### [WHAT TO PRODUCE]
Gather up the lines that contain "this".

════════════════════

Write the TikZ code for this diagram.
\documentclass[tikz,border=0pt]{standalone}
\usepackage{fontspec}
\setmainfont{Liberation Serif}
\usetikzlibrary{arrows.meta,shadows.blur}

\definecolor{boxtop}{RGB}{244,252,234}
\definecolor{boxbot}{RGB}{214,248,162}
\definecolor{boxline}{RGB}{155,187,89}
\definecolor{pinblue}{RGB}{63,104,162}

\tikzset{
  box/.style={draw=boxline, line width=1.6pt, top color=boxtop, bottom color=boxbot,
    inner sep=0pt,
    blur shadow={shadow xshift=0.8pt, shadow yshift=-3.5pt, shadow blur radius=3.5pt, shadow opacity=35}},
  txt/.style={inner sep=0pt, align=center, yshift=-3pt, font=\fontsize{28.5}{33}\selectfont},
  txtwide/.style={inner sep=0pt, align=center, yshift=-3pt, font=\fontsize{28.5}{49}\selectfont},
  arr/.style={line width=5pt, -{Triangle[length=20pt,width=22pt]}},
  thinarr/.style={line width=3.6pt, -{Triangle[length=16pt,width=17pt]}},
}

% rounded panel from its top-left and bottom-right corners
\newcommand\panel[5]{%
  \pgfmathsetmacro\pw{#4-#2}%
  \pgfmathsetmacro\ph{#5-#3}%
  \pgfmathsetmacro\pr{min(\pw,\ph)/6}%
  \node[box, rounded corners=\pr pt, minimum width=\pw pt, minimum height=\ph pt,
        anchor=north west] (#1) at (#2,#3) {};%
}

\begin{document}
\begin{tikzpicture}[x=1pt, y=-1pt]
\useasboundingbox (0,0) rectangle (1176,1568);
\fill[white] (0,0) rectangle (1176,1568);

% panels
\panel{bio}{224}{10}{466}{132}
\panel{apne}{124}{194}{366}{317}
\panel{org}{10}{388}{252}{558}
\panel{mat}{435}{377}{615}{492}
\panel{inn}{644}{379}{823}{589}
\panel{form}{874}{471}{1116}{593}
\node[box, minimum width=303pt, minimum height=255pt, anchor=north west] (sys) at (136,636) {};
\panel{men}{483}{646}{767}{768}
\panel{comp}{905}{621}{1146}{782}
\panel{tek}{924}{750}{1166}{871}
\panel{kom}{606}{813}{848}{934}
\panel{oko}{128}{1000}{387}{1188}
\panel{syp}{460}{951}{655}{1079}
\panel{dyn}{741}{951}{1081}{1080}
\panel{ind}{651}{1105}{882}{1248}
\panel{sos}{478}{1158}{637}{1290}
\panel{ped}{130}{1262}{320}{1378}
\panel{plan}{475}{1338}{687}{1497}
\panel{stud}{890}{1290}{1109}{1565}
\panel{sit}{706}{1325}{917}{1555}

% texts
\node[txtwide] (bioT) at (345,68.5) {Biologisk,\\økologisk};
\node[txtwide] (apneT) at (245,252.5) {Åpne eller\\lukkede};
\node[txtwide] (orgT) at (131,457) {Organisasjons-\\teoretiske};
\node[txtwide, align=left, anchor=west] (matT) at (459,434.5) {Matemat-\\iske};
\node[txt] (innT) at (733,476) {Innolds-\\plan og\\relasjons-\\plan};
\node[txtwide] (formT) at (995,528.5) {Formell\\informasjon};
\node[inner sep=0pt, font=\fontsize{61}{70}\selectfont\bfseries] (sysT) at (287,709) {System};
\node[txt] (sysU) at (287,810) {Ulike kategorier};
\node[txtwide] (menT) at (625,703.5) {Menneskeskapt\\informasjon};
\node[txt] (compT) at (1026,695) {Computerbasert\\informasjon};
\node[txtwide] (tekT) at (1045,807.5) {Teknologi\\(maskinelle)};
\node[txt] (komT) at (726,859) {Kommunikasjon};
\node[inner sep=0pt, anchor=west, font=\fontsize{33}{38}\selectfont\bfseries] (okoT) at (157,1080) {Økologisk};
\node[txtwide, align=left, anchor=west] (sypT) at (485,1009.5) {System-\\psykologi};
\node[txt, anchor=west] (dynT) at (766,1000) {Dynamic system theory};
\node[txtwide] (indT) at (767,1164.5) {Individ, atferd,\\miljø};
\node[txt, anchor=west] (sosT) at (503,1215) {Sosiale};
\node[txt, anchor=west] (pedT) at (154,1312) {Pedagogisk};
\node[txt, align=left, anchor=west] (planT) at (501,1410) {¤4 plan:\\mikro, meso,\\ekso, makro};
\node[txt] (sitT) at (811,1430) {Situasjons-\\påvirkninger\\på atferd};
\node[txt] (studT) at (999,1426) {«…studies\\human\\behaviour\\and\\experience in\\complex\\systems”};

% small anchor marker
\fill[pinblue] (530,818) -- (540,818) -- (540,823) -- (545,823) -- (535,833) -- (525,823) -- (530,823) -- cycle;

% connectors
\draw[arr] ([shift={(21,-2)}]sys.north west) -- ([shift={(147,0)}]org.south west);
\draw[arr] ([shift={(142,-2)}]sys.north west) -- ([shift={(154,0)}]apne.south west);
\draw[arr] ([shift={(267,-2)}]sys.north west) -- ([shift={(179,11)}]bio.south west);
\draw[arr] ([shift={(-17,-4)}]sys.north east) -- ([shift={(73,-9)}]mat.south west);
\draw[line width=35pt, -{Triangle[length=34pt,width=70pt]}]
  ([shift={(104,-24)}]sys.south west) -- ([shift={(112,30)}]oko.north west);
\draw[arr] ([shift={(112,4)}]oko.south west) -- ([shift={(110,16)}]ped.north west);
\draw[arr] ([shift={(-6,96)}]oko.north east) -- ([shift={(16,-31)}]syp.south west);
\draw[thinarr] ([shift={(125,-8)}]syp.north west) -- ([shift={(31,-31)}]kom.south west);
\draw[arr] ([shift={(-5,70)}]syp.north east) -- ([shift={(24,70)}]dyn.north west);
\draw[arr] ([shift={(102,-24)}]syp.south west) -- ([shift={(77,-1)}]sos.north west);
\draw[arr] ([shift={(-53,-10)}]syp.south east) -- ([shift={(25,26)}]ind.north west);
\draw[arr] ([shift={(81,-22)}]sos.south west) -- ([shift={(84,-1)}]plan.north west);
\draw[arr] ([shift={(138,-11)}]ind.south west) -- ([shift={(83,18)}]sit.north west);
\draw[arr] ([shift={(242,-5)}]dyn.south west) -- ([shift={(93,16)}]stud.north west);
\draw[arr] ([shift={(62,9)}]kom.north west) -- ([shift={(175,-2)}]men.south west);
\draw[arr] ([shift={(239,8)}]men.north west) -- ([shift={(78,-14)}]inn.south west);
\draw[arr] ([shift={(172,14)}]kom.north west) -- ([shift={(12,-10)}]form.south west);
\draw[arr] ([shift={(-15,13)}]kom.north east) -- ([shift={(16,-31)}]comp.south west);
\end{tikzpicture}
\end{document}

════════════════════

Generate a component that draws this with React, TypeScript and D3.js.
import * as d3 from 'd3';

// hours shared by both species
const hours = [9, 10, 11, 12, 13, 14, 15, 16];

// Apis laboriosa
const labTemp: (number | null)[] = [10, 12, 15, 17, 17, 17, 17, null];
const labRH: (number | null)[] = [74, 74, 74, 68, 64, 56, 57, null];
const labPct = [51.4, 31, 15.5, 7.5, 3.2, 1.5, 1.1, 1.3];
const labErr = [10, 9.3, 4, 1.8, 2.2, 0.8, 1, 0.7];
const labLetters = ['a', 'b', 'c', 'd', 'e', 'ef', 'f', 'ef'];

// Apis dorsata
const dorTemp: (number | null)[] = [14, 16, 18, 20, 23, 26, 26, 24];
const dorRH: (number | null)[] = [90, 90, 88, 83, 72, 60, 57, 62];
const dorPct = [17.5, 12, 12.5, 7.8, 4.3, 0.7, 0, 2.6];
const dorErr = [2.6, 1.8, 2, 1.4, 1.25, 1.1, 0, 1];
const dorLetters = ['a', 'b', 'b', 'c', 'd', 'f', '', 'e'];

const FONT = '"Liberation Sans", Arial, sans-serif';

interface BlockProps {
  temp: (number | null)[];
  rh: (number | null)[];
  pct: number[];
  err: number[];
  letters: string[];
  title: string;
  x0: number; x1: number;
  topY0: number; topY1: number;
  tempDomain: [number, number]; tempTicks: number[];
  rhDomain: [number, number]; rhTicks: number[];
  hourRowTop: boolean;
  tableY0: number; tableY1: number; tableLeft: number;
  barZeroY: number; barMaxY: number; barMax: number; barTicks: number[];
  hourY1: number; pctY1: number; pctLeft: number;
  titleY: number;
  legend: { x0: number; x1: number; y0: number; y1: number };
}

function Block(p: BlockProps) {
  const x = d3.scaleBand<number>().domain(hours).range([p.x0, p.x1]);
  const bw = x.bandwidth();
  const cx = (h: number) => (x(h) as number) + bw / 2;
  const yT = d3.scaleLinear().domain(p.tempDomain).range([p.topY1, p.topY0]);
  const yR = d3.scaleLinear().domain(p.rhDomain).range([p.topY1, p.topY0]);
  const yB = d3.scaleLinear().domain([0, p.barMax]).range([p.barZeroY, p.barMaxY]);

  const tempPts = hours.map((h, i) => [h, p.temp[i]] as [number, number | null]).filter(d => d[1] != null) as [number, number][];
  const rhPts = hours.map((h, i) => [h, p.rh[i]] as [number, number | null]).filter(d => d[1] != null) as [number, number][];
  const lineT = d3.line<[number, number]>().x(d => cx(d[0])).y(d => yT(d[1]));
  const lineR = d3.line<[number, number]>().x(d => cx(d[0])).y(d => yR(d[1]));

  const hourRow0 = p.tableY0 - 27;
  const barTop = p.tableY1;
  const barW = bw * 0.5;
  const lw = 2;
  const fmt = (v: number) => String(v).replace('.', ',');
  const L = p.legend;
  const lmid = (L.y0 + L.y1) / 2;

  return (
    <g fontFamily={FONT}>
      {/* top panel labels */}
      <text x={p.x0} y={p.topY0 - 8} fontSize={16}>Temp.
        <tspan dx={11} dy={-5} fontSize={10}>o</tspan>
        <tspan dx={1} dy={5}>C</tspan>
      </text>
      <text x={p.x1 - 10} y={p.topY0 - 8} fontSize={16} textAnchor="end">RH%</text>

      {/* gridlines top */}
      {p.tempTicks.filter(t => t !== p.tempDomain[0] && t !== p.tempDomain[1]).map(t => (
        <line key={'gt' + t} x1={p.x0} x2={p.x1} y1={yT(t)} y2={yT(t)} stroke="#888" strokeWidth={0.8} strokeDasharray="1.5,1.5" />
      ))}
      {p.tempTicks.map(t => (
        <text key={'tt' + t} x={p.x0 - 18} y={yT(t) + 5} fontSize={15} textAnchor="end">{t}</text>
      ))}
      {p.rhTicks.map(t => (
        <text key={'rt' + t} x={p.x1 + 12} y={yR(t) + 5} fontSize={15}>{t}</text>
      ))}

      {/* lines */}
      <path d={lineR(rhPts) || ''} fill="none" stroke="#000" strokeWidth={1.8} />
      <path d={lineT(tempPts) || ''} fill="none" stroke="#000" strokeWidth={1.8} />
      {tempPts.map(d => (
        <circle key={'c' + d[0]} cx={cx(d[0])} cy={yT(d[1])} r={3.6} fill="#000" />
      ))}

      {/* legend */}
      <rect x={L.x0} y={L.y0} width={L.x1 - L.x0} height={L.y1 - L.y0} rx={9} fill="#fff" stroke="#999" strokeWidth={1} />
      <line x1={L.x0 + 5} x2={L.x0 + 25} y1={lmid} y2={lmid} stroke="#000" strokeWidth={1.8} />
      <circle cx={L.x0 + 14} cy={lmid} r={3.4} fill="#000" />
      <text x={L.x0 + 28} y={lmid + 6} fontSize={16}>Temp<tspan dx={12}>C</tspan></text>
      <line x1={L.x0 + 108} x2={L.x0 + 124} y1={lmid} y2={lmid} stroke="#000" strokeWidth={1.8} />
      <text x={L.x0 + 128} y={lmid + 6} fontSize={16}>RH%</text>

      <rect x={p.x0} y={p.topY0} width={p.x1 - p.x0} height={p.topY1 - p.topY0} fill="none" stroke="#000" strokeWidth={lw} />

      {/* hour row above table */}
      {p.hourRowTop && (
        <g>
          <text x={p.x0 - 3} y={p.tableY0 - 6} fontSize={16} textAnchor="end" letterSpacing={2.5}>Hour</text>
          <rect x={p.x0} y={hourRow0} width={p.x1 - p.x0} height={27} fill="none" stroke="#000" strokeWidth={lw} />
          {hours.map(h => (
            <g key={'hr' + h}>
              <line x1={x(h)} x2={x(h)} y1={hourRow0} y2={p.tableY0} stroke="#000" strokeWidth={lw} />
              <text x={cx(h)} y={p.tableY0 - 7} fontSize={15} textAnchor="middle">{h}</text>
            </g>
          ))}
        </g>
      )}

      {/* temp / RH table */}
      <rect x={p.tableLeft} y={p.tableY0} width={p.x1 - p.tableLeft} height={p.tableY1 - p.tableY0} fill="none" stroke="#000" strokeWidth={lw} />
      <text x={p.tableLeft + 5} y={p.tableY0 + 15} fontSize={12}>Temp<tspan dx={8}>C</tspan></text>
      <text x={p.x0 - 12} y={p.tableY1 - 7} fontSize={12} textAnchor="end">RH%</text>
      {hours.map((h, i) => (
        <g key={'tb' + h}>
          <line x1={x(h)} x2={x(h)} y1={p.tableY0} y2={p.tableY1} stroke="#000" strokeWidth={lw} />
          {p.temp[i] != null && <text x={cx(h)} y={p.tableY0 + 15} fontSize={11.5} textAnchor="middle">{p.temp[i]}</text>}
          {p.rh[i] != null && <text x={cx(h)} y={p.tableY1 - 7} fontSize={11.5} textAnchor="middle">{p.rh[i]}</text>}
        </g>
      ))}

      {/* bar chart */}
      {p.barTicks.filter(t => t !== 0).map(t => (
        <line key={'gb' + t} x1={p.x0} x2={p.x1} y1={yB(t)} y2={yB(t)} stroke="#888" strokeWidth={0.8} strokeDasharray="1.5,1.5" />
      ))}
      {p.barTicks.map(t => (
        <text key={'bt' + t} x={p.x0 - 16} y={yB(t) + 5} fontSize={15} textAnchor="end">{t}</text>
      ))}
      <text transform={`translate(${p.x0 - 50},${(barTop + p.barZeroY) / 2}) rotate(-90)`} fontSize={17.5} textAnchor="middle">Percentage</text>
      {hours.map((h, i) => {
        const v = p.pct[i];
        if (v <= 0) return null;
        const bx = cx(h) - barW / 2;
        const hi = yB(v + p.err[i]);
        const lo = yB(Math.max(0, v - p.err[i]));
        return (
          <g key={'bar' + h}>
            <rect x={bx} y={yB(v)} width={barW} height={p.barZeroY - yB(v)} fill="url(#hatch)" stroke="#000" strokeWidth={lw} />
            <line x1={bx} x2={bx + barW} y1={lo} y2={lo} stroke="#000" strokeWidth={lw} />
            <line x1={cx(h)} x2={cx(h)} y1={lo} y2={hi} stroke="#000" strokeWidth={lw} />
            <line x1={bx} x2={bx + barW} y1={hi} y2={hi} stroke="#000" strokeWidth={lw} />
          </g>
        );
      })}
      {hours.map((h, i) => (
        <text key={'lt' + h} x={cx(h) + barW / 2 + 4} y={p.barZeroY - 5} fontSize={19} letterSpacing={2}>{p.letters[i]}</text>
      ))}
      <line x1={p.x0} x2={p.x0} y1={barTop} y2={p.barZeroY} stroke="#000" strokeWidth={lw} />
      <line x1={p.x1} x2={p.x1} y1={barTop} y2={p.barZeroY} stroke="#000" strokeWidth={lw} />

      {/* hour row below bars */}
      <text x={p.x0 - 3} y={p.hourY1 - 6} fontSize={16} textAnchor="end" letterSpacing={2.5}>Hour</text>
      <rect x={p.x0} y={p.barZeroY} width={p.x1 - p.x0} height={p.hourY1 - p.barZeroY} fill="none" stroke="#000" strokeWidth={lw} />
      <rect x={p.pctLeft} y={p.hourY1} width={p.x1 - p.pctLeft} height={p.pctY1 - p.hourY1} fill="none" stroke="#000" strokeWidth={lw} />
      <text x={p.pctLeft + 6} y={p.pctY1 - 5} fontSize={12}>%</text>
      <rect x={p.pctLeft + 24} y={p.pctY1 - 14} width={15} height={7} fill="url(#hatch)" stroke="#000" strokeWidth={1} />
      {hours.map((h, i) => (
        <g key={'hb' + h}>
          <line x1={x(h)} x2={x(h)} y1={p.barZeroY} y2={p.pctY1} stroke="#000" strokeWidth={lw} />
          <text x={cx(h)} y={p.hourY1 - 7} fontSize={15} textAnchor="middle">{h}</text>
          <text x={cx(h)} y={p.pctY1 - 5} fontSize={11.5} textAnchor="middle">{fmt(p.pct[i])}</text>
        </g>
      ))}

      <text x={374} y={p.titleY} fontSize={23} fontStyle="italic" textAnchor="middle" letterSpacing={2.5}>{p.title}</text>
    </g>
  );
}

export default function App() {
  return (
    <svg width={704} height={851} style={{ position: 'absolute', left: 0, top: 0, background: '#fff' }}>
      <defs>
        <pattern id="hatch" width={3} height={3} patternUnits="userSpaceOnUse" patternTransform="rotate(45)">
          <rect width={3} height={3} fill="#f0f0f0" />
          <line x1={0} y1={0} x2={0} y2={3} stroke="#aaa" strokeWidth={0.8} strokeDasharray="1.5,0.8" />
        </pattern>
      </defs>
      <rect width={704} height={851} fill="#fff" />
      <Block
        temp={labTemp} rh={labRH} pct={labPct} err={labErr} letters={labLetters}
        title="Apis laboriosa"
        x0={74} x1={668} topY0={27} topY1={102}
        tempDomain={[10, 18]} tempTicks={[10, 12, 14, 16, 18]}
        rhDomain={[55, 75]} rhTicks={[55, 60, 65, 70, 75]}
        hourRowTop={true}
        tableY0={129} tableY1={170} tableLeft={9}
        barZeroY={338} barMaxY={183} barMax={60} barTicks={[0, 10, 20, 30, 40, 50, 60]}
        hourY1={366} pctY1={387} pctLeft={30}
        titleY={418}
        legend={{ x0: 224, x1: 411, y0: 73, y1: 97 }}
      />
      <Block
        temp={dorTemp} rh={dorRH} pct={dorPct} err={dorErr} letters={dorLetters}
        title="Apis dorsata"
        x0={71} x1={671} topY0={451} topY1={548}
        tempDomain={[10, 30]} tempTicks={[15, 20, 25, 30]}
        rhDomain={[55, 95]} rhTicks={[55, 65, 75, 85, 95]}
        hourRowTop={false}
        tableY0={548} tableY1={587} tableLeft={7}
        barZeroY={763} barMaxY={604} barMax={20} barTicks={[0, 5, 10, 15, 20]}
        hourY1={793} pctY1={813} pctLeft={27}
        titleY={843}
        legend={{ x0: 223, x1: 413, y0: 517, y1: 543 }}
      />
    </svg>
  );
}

════════════════════

### [RIGHT ANSWER]
Write the TikZ code for this diagram.
Generate a component that draws this with React, TypeScript and D3.js.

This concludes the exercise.